Check each line of the listing below for the word "code" and say how many lines have it. Nothing else should be written.

(A run of records)
※ ※ ※
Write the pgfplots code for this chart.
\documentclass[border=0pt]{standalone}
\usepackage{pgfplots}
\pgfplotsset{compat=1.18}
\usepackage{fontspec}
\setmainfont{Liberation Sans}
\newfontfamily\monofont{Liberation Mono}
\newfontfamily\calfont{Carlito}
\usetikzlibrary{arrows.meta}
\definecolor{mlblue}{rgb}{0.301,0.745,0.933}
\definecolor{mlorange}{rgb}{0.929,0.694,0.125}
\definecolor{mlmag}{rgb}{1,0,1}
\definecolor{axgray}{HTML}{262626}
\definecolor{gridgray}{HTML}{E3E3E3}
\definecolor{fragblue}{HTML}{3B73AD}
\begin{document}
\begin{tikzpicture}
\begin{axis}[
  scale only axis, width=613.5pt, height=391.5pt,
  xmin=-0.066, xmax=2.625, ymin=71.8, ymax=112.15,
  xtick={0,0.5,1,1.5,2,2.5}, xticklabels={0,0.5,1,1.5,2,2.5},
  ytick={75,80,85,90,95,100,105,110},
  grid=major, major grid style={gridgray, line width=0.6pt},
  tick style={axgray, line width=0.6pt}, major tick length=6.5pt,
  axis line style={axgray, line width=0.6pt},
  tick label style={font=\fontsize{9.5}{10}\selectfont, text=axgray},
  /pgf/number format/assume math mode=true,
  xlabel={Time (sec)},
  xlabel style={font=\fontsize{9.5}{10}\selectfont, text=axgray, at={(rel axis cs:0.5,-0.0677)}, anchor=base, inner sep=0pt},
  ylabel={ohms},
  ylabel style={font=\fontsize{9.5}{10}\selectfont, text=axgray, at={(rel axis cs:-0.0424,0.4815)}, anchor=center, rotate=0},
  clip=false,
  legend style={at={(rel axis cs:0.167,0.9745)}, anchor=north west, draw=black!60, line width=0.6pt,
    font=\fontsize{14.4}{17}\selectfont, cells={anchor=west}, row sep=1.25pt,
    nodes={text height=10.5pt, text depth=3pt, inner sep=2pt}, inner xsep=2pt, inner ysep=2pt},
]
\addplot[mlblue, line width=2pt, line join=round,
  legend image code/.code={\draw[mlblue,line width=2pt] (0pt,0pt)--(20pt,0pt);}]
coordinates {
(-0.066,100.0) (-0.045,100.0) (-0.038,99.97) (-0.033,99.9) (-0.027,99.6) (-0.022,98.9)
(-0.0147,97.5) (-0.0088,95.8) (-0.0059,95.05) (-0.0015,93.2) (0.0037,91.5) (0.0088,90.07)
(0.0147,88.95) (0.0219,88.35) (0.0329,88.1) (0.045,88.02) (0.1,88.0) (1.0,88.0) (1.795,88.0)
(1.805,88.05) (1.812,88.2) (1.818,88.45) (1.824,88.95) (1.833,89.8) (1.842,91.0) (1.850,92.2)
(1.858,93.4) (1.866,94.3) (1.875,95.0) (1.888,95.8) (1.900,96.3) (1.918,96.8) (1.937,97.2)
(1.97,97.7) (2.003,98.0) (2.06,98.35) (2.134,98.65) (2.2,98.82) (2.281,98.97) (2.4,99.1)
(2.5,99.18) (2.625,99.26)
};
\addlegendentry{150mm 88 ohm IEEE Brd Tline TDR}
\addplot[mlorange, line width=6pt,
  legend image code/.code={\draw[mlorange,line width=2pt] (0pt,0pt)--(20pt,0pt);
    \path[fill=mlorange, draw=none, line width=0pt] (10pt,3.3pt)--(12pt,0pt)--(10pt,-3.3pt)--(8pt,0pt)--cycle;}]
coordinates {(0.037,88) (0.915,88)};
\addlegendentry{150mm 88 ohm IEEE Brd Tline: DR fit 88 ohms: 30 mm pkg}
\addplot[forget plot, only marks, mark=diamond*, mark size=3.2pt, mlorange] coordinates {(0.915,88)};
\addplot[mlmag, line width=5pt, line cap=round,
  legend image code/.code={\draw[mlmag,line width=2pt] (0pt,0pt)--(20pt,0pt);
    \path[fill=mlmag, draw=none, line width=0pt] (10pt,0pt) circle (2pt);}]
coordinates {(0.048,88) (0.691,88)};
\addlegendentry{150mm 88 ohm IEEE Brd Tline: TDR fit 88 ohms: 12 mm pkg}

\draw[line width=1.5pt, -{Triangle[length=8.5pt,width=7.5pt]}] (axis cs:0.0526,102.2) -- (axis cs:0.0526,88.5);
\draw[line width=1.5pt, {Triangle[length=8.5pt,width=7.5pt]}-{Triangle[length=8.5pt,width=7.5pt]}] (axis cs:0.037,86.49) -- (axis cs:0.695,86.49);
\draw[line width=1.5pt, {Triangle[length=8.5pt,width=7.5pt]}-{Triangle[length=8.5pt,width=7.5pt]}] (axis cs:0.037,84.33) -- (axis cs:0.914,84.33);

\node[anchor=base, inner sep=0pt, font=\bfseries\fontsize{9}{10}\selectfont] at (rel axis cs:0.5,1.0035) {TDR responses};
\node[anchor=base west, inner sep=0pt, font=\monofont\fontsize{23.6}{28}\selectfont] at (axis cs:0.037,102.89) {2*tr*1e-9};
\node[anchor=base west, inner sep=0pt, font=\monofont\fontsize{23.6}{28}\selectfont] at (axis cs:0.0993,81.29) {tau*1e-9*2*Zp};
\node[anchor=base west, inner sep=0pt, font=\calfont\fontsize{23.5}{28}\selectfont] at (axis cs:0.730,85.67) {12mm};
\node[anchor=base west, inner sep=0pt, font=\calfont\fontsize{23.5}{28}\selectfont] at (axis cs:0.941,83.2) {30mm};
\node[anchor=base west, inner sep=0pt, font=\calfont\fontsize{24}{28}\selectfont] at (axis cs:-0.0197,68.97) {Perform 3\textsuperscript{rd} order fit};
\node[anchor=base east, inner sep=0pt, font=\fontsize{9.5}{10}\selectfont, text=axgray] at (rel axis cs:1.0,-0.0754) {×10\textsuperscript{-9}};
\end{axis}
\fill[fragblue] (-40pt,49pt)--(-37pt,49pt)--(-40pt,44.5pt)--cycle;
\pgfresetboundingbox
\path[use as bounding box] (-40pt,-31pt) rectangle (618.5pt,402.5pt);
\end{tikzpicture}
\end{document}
※ ※ ※
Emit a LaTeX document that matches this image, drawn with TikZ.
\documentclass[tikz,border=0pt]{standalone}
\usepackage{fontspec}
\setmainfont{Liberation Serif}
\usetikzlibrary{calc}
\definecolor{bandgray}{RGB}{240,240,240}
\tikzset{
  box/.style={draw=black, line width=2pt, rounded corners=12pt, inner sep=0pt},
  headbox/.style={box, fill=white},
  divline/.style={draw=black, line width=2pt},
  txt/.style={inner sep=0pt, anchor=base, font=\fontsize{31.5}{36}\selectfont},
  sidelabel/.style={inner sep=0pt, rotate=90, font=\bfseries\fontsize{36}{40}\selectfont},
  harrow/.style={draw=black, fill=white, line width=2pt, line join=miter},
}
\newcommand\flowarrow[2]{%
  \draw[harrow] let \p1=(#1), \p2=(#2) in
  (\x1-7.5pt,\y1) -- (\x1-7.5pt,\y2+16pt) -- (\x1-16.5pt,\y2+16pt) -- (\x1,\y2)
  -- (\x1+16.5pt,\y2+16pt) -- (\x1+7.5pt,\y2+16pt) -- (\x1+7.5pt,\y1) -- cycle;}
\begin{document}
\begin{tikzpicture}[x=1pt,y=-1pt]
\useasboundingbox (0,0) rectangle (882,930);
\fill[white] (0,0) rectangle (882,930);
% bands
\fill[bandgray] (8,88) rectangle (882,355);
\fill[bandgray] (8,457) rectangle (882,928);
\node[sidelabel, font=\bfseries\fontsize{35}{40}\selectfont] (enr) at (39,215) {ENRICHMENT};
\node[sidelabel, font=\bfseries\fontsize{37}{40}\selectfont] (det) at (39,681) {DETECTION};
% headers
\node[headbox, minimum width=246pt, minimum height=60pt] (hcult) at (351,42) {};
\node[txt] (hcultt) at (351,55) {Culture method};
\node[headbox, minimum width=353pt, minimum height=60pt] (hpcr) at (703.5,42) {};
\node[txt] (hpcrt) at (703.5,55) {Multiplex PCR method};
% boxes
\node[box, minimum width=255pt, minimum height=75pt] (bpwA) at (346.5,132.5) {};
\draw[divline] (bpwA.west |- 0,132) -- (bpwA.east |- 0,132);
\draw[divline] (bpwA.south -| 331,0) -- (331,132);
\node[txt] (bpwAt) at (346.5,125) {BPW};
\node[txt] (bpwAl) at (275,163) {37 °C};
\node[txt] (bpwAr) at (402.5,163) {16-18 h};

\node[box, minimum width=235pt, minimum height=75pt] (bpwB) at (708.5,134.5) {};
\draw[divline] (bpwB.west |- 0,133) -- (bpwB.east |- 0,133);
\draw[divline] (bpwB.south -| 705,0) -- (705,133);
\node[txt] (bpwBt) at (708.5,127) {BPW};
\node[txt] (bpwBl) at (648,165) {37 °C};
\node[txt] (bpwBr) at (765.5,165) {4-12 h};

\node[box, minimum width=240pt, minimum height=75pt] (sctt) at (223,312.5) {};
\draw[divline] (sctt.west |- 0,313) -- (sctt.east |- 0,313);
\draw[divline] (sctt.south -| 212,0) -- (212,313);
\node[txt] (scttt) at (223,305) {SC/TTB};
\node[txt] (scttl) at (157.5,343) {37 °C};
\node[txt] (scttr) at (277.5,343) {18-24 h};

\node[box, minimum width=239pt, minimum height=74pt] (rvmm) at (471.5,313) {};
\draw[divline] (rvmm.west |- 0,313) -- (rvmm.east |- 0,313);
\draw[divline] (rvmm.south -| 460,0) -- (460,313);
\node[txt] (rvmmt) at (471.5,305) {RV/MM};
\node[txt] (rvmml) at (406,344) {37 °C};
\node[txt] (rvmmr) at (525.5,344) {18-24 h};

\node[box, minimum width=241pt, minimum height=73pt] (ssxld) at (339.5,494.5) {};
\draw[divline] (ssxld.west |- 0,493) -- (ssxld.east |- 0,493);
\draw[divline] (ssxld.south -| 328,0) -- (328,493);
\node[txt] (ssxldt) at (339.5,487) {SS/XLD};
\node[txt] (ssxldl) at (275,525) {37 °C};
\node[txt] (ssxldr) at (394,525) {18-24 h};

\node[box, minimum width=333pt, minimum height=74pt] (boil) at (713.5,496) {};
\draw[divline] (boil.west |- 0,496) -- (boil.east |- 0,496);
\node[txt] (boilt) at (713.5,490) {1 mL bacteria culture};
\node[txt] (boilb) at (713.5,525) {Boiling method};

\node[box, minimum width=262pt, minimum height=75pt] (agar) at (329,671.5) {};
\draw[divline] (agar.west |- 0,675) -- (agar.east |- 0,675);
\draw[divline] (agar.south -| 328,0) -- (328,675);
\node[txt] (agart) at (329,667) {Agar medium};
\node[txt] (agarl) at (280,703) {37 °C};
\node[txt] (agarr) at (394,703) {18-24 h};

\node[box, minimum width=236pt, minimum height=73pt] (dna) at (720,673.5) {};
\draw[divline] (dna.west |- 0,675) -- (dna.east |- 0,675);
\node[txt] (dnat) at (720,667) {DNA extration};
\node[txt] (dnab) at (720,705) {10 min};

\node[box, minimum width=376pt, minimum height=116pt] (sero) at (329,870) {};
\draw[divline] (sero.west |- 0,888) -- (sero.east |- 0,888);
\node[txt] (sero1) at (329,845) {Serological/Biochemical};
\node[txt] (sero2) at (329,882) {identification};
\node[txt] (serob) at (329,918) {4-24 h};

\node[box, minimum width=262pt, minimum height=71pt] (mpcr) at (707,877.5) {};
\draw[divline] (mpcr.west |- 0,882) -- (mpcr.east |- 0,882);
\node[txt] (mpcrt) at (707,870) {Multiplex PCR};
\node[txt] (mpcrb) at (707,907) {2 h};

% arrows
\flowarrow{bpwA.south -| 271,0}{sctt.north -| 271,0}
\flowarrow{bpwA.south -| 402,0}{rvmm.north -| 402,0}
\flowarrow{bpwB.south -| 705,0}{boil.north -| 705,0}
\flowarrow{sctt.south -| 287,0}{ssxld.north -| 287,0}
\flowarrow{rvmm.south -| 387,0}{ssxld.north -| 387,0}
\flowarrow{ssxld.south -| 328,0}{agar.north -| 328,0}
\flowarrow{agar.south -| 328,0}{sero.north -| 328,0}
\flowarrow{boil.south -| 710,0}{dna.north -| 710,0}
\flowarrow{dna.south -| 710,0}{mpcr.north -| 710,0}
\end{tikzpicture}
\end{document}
※ ※ ※
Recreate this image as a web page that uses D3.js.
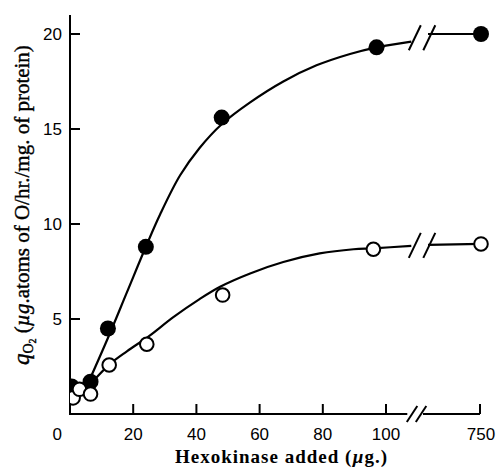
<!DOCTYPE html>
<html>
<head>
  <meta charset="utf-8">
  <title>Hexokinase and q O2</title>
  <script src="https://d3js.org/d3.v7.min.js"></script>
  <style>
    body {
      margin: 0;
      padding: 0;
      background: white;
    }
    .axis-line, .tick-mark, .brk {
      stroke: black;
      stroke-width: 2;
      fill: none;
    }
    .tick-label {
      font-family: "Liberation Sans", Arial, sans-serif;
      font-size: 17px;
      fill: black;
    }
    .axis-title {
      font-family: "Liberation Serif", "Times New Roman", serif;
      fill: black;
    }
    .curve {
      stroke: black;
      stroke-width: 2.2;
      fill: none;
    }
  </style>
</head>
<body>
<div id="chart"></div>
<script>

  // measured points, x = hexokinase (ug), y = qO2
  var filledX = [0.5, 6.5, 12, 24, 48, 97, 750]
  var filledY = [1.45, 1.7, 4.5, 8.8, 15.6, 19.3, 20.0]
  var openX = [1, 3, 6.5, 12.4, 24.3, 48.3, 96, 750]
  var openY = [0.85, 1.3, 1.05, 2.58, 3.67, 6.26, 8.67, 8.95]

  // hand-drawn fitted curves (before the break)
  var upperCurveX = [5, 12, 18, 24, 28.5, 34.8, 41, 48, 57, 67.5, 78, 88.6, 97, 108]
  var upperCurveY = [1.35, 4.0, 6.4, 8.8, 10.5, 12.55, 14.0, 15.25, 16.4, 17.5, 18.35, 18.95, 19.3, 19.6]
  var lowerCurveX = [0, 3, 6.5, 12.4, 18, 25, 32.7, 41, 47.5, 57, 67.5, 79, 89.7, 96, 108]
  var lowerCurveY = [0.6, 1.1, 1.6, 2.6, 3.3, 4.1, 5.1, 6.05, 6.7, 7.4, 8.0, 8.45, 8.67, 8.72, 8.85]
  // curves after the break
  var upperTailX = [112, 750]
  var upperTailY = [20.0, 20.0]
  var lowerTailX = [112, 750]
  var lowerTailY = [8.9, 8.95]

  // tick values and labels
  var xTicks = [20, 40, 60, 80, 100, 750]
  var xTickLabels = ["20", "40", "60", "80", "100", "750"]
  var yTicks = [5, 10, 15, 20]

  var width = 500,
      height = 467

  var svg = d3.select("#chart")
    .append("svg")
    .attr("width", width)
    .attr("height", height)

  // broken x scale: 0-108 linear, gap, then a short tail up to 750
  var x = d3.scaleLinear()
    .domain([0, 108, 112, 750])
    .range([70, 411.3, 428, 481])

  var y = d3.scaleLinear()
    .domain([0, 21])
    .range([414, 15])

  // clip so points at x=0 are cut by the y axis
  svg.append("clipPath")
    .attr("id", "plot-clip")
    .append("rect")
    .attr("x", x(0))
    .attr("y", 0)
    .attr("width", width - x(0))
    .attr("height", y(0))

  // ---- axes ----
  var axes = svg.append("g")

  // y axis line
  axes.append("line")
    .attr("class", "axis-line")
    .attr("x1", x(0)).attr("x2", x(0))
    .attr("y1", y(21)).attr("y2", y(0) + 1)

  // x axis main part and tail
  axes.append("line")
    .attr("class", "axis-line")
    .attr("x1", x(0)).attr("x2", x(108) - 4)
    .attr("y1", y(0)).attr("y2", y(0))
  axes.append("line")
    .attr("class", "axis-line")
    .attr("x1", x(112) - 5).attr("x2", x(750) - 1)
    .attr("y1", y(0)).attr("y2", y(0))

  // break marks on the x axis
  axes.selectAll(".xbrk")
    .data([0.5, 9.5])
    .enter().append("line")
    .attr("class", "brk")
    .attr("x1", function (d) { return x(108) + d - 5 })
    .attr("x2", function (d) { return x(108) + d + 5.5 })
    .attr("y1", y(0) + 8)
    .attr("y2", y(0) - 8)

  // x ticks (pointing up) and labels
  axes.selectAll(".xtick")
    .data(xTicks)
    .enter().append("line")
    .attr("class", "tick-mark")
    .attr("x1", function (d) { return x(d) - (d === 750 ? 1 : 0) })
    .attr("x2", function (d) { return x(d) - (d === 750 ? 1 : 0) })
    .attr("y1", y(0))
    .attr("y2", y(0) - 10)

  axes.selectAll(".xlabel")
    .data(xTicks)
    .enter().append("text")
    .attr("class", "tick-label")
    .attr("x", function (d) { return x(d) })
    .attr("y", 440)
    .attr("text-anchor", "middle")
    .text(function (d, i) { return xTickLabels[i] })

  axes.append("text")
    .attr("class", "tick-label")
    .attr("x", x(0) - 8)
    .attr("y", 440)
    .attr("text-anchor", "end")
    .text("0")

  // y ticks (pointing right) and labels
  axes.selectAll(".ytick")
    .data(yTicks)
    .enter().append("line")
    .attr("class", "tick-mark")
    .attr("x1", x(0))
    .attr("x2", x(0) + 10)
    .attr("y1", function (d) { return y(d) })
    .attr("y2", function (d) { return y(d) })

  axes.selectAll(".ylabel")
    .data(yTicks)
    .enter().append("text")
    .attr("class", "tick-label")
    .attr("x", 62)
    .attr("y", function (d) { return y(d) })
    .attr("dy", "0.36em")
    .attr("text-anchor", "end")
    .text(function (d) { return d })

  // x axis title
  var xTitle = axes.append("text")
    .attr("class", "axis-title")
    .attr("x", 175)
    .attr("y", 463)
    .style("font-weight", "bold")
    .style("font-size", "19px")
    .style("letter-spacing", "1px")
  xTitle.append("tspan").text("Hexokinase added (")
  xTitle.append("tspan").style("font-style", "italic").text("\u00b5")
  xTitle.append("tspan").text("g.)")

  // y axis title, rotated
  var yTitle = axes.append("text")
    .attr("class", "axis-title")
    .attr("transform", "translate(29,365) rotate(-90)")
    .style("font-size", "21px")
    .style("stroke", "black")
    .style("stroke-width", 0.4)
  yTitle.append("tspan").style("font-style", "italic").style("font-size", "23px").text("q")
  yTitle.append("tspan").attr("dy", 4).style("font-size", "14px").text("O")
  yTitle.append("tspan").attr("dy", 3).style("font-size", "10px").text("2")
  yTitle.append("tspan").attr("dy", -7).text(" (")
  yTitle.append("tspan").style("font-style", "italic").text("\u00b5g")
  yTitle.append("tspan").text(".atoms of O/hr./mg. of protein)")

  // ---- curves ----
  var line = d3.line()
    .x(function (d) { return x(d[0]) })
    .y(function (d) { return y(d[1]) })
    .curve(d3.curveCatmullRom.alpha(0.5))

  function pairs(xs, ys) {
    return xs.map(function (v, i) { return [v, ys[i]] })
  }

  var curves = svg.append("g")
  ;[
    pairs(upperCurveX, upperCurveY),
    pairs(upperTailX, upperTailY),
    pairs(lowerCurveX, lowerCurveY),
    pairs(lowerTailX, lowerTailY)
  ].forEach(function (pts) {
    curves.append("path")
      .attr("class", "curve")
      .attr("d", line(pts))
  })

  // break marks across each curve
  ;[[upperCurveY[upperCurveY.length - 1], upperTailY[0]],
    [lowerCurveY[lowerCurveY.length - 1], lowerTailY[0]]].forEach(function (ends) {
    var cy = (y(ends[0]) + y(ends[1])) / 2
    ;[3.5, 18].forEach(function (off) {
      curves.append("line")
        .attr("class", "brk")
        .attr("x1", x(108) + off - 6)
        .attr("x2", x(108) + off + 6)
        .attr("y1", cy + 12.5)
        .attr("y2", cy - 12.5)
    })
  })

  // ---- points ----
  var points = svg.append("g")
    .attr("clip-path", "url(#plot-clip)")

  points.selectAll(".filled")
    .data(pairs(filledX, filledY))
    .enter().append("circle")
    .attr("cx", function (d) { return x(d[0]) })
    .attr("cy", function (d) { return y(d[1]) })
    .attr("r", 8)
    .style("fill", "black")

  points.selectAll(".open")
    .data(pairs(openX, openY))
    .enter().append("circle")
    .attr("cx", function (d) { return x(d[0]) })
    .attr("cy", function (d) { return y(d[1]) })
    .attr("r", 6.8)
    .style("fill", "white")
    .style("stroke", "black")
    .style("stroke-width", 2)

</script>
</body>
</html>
※ ※ ※
#### SOLVED EXERCISE:
4